Se dice que nadie sabe cuándo se va a morir; que solo Dios lo sabe. Quizá por eso las religiones repudian a los suicidas, que le quitan a Dios esa prerrogativa. Como dice el poeta Juan Vicente Piqueras en su Canción del suicida: “Yo soy aquel que sabe la fecha de su muerte”. Aunque un creyente más profundo podría decir que en el rollo de Dios estaba escrito que tal día y a tal hora Fulanito de Tal va a despojarse de la existencia por propia iniciativa. Si ni una brizna de hierba se mueve sin que Dios lo permita, los suicidas también son homicidas de sí mismos porque Dios así lo dispuso en el libro de nuestro destino.
Sea como sea, a muchos no nos importa tanto el cuándo, sino el dónde nos vamos a morir. Un vaticinio temporal, al fin y al cabo, es algo a lo que es imposible sacarle el cuerpo. Si un nigromante te dice: “Morirás el 23 de abril del año 2041”, por muy crédulo que uno sea, ni se queda tranquilo hasta esa fecha, seguro de que antes uno no se va a morir, ni se queda encerrado todo el día en la fecha fatídica, aunque es posible que cuente cada minuto de esas interminables 24 horas que van a parecer más largas que los 20 años que faltan de aquí hasta allá.

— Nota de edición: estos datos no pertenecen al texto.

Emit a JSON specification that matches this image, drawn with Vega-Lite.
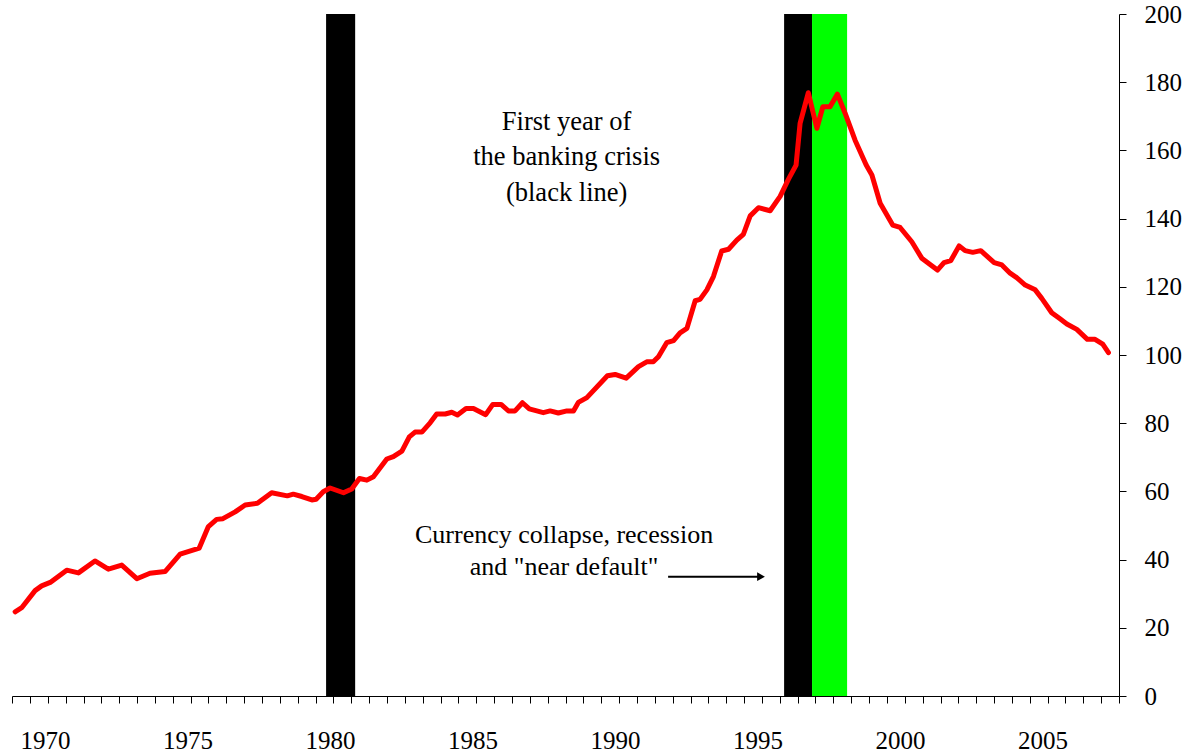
{
  "$schema": "https://vega.github.io/schema/vega-lite/v6.json",
  "width": 1107,
  "height": 682,
  "autosize": "none",
  "padding": {"left": 12, "top": 14, "right": 67, "bottom": 59},
  "background": "white",
  "config": {"view": {"stroke": null}, "font": "Liberation Serif, Times New Roman, serif", "axis": {"grid": false}},
  "datasets": {
    "bands": [
      {"start": 1979.86, "end": 1980.88, "kind": "First year of banking crisis"},
      {"start": 1995.93, "end": 1996.91, "kind": "First year of banking crisis"},
      {"start": 1996.91, "end": 1998.14, "kind": "Currency collapse"}
    ],
    "series": [
      {"year": 1968.95, "value": 24.7}, {"year": 1969.18, "value": 25.9}, {"year": 1969.65, "value": 30.9},
      {"year": 1969.88, "value": 32.3}, {"year": 1970.18, "value": 33.3}, {"year": 1970.76, "value": 36.9},
      {"year": 1971.17, "value": 36.1}, {"year": 1971.75, "value": 39.6}, {"year": 1972.22, "value": 37.2},
      {"year": 1972.69, "value": 38.4}, {"year": 1973.22, "value": 34.4}, {"year": 1973.68, "value": 36.0},
      {"year": 1974.21, "value": 36.5}, {"year": 1974.74, "value": 41.6}, {"year": 1975.41, "value": 43.4},
      {"year": 1975.73, "value": 49.7}, {"year": 1976.02, "value": 51.8}, {"year": 1976.24, "value": 52.0},
      {"year": 1976.67, "value": 54.0}, {"year": 1977.02, "value": 56.0}, {"year": 1977.45, "value": 56.5},
      {"year": 1977.95, "value": 59.6}, {"year": 1978.5, "value": 58.7}, {"year": 1978.71, "value": 59.2},
      {"year": 1979.01, "value": 58.5}, {"year": 1979.36, "value": 57.5}, {"year": 1979.51, "value": 57.7},
      {"year": 1979.76, "value": 59.9}, {"year": 1980.0, "value": 61.0}, {"year": 1980.47, "value": 59.6},
      {"year": 1980.76, "value": 60.7}, {"year": 1981.03, "value": 63.8}, {"year": 1981.29, "value": 63.3},
      {"year": 1981.52, "value": 64.3}, {"year": 1981.99, "value": 69.5}, {"year": 1982.22, "value": 70.2},
      {"year": 1982.52, "value": 71.8}, {"year": 1982.78, "value": 76.0}, {"year": 1982.98, "value": 77.4},
      {"year": 1983.22, "value": 77.4}, {"year": 1983.51, "value": 80.1}, {"year": 1983.74, "value": 82.7},
      {"year": 1984.04, "value": 82.7}, {"year": 1984.27, "value": 83.2}, {"year": 1984.47, "value": 82.4},
      {"year": 1984.77, "value": 84.3}, {"year": 1985.03, "value": 84.3}, {"year": 1985.46, "value": 82.5},
      {"year": 1985.71, "value": 85.5}, {"year": 1986.0, "value": 85.5}, {"year": 1986.26, "value": 83.6},
      {"year": 1986.49, "value": 83.6}, {"year": 1986.75, "value": 86.0}, {"year": 1986.99, "value": 84.2},
      {"year": 1987.48, "value": 83.1}, {"year": 1987.72, "value": 83.6}, {"year": 1988.01, "value": 83.0},
      {"year": 1988.31, "value": 83.6}, {"year": 1988.54, "value": 83.6}, {"year": 1988.71, "value": 86.1},
      {"year": 1989.01, "value": 87.5}, {"year": 1989.73, "value": 93.9}, {"year": 1990.0, "value": 94.3},
      {"year": 1990.39, "value": 93.2}, {"year": 1990.82, "value": 96.6}, {"year": 1991.11, "value": 98.0},
      {"year": 1991.34, "value": 98.0}, {"year": 1991.52, "value": 99.5}, {"year": 1991.81, "value": 103.6},
      {"year": 1992.05, "value": 104.2}, {"year": 1992.28, "value": 106.5}, {"year": 1992.52, "value": 107.8},
      {"year": 1992.81, "value": 115.9}, {"year": 1992.98, "value": 116.3}, {"year": 1993.22, "value": 119.1},
      {"year": 1993.45, "value": 123.0}, {"year": 1993.74, "value": 130.5}, {"year": 1993.98, "value": 131.0},
      {"year": 1994.27, "value": 133.7}, {"year": 1994.5, "value": 135.4}, {"year": 1994.74, "value": 140.8},
      {"year": 1995.03, "value": 143.2}, {"year": 1995.44, "value": 142.3}, {"year": 1995.79, "value": 146.5},
      {"year": 1996.08, "value": 151.5}, {"year": 1996.35, "value": 155.7}, {"year": 1996.49, "value": 167.9},
      {"year": 1996.78, "value": 176.9}, {"year": 1997.08, "value": 166.5}, {"year": 1997.29, "value": 172.8},
      {"year": 1997.54, "value": 172.8}, {"year": 1997.8, "value": 176.5}, {"year": 1998.07, "value": 170.9},
      {"year": 1998.42, "value": 163.0}, {"year": 1998.81, "value": 155.7}, {"year": 1999.01, "value": 152.8},
      {"year": 1999.3, "value": 144.5}, {"year": 1999.74, "value": 138.1}, {"year": 2000.0, "value": 137.4},
      {"year": 2000.41, "value": 133.2}, {"year": 2000.76, "value": 128.4}, {"year": 2001.31, "value": 124.9},
      {"year": 2001.54, "value": 127.1}, {"year": 2001.78, "value": 127.7}, {"year": 2002.07, "value": 132.0},
      {"year": 2002.28, "value": 130.6}, {"year": 2002.55, "value": 130.1}, {"year": 2002.83, "value": 130.6},
      {"year": 2003.3, "value": 127.1}, {"year": 2003.57, "value": 126.4}, {"year": 2003.86, "value": 124.0},
      {"year": 2004.09, "value": 122.7}, {"year": 2004.39, "value": 120.5}, {"year": 2004.74, "value": 119.1},
      {"year": 2004.97, "value": 116.6}, {"year": 2005.32, "value": 112.4}, {"year": 2005.61, "value": 110.6},
      {"year": 2005.85, "value": 109.1}, {"year": 2006.2, "value": 107.5}, {"year": 2006.57, "value": 104.6},
      {"year": 2006.84, "value": 104.6}, {"year": 2007.11, "value": 103.2}, {"year": 2007.31, "value": 100.7}
    ]
  },
  "layer": [
    {
      "data": {"name": "bands"},
      "mark": {"type": "rect"},
      "encoding": {
        "x": {
          "field": "start", "type": "quantitative",
          "scale": {"domain": [1968.84, 2007.68], "nice": false, "zero": false},
          "axis": {
            "orient": "bottom", "title": null, "labels": false, "grid": false,
            "values": [1968.84, 1969.47, 1970.09, 1970.72, 1971.35, 1971.97, 1972.6, 1973.23, 1973.85, 1974.48, 1975.11, 1975.73, 1976.36, 1976.98, 1977.61, 1978.24, 1978.86, 1979.49, 1980.12, 1980.74, 1981.37, 1982.0, 1982.62, 1983.25, 1983.88, 1984.5, 1985.13, 1985.76, 1986.38, 1987.01, 1987.64, 1988.26, 1988.89, 1989.51, 1990.14, 1990.77, 1991.39, 1992.02, 1992.65, 1993.27, 1993.9, 1994.53, 1995.15, 1995.78, 1996.41, 1997.03, 1997.66, 1998.28, 1998.91, 1999.54, 2000.16, 2000.79, 2001.42, 2002.04, 2002.67, 2003.3, 2003.92, 2004.55, 2005.18, 2005.8, 2006.43, 2007.06, 2007.68],
            "tickSize": 7, "tickColor": "black", "tickWidth": 1,
            "domainColor": "black", "domainWidth": 1
          }
        },
        "x2": {"field": "end"},
        "y": {
          "datum": 0, "type": "quantitative",
          "scale": {"domain": [0, 200], "nice": false, "zero": true},
          "axis": {
            "orient": "right", "title": null, "grid": false,
            "values": [0, 20, 40, 60, 80, 100, 120, 140, 160, 180, 200],
            "tickSize": 7, "tickColor": "black", "domainColor": "black",
            "labelFont": "Liberation Serif, Times New Roman, serif", "labelFontSize": 25, "labelColor": "black",
            "labelPadding": 18, "labelFlush": false
          }
        },
        "y2": {"datum": 200},
        "color": {
          "field": "kind", "type": "nominal",
          "scale": {"domain": ["First year of banking crisis", "Currency collapse"], "range": ["#000000", "#00FF00"]},
          "legend": null
        }
      }
    },
    {
      "data": {"name": "series"},
      "mark": {"type": "line", "color": "#FF0000", "strokeWidth": 5, "strokeJoin": "round", "strokeCap": "round"},
      "encoding": {
        "x": {
          "field": "year", "type": "quantitative",
          "scale": {"domain": [1968.84, 2007.68], "nice": false, "zero": false},
          "axis": {
            "orient": "bottom", "title": null, "grid": false, "ticks": false, "tickSize": 0, "domain": false,
            "values": [1970, 1975, 1980, 1985, 1990, 1995, 2000, 2005],
            "format": "d",
            "labelFont": "Liberation Serif, Times New Roman, serif", "labelFontSize": 25, "labelColor": "black",
            "labelBaseline": "alphabetic", "labelPadding": 52, "labelFlush": false, "labelOverlap": false
          }
        },
        "y": {
          "field": "value", "type": "quantitative",
          "scale": {"domain": [0, 200], "nice": false, "zero": true},
          "axis": {
            "orient": "right", "title": null, "grid": false,
            "values": [0, 20, 40, 60, 80, 100, 120, 140, 160, 180, 200],
            "tickSize": 7, "tickColor": "black", "domainColor": "black",
            "labelFont": "Liberation Serif, Times New Roman, serif", "labelFontSize": 25, "labelColor": "black",
            "labelPadding": 18, "labelFlush": false
          }
        }
      }
    },
    {
      "data": {"values": [{}]},
      "mark": {"type": "rule", "color": "black", "strokeWidth": 2},
      "encoding": {
        "x": {"datum": 1991.86, "type": "quantitative", "scale": {"domain": [1968.84, 2007.68], "nice": false, "zero": false}, "axis": null},
        "x2": {"datum": 1995.05},
        "y": {"datum": 35.0, "type": "quantitative", "scale": {"domain": [0, 200], "nice": false, "zero": true}}
      }
    },
    {
      "data": {"values": [{}]},
      "mark": {"type": "point", "shape": "triangle-right", "filled": true, "color": "black", "size": 80, "opacity": 1},
      "encoding": {
        "x": {"datum": 1995.12, "type": "quantitative", "scale": {"domain": [1968.84, 2007.68], "nice": false, "zero": false}, "axis": null},
        "y": {"datum": 35.0, "type": "quantitative", "scale": {"domain": [0, 200], "nice": false, "zero": true}}
      }
    },
    {
      "data": {"values": [{}]},
      "mark": {"type": "text", "text": ["First year of", "the banking crisis", "(black line)"], "font": "Liberation Serif, Times New Roman, serif", "fontSize": 26.5, "lineHeight": 35.5, "align": "center", "baseline": "middle", "color": "black"},
      "encoding": {
        "x": {"datum": 1988.3, "type": "quantitative", "scale": {"domain": [1968.84, 2007.68], "nice": false, "zero": false}, "axis": null},
        "y": {"datum": 168.4, "type": "quantitative", "scale": {"domain": [0, 200], "nice": false, "zero": true}}
      }
    },
    {
      "data": {"values": [{}]},
      "mark": {"type": "text", "text": ["Currency collapse, recession", "and \"near default\""], "font": "Liberation Serif, Times New Roman, serif", "fontSize": 26, "lineHeight": 32, "align": "center", "baseline": "middle", "color": "black"},
      "encoding": {
        "x": {"datum": 1988.21, "type": "quantitative", "scale": {"domain": [1968.84, 2007.68], "nice": false, "zero": false}, "axis": null},
        "y": {"datum": 47.2, "type": "quantitative", "scale": {"domain": [0, 200], "nice": false, "zero": true}}
      }
    }
  ],
  "resolve": {"axis": {"x": "independent"}}
}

Álvaro Cunqueiro, el gran escritor gallego, sostiene que también “es inútil evitar el lugar donde está predicho que un hombre ha de morir” y para demostrarlo aduce varios ejemplos. El más famoso de todos es un relato del cual hay numerosas versiones: “El jardinero y la muerte”; “El gesto de la muerte”; “Salomón y Azrael”; “El apólogo del criado y el rico mercader”, etc. Borges recoge una de estas versiones en su Antología de la literatura fantástica. Cunqueiro relata la de Salomón y Azrael, que dice así:
Un hombre vino temprano a presentarse en el palacio del profeta Salomón, con el rostro pálido y los labios lívidos. Salomón le preguntó: “¿Por qué estás tan asustado?”. Y el hombre le respondió: “Azrael, el Ángel de la Muerte, me ha mirado con ira esta mañana; me quiere matar. ¡Manda al viento, por favor, te lo suplico, que me lleve a la India para poner a salvo mi cuerpo y mi alma!”. Salomón se apiadó de él y mandó al viento que hiciera lo que pedía el hombre. Al día siguiente, el profeta le preguntó a Azrael: “¿Por qué miraste tan mal a ese buen hombre, que es un devoto? Le has causado tanto miedo que ha abandonado su patria”. Azrael respondió: “Interpretó mal esa mirada. No lo miré con rabia, sino con asombro. Dios, en efecto, me había ordenado que fuese a tomar su vida en la India, y me dije: ¿Cómo podría, a menos que tuviese alas, trasladarse a la India?”.
Lo más probable es que uno se muera en la ciudad donde pasa más tiempo, que casi siempre es la misma donde nació. Sin embargo, si uno viaja a un sitio donde las costumbres son muy distintas, el peligro de morir por accidente es más alto. Recuerdo que la primera vez que fui a Londres, hace 40 años, estuve dos veces a punto de que me matara un carro, la primera vez, y un bus la segunda, porque al pasar la calle miré a la izquierda, y no a la derecha, y como allá manejan por la izquierda, ese error es fatal. La última vez que fui, hace dos años, vi que en todas las esquinas y cruces peatonales hay un aviso escrito en letras enormes en el suelo que, creo yo, está hecho para los forasteros y que recomienda: “LOOK LEFT” o “LOOK RIGHT”, según el caso. Creo que esta precaución debió tomarse después de muchos accidentes con turistas. Pero el peligro sigue igual para aquellos que no sepan inglés.
Cuando peores brujos somos y cuando más nos equivocamos en los vaticinios es cuando nos los hacemos a nosotros mismos. “Me moriré en París con aguacero | un día del cual tengo ya el recuerdo. | Me moriré en París —y no me corro— | tal vez un jueves, como es hoy de otoño”, se dijo en un poema César Vallejo. Acertó a medias, porque se murió allá, efectivamente, en París, pero en el mes más cruel, abril, de primavera, y no un jueves de lluvia torrencial, sino un nublado viernes de llovizna.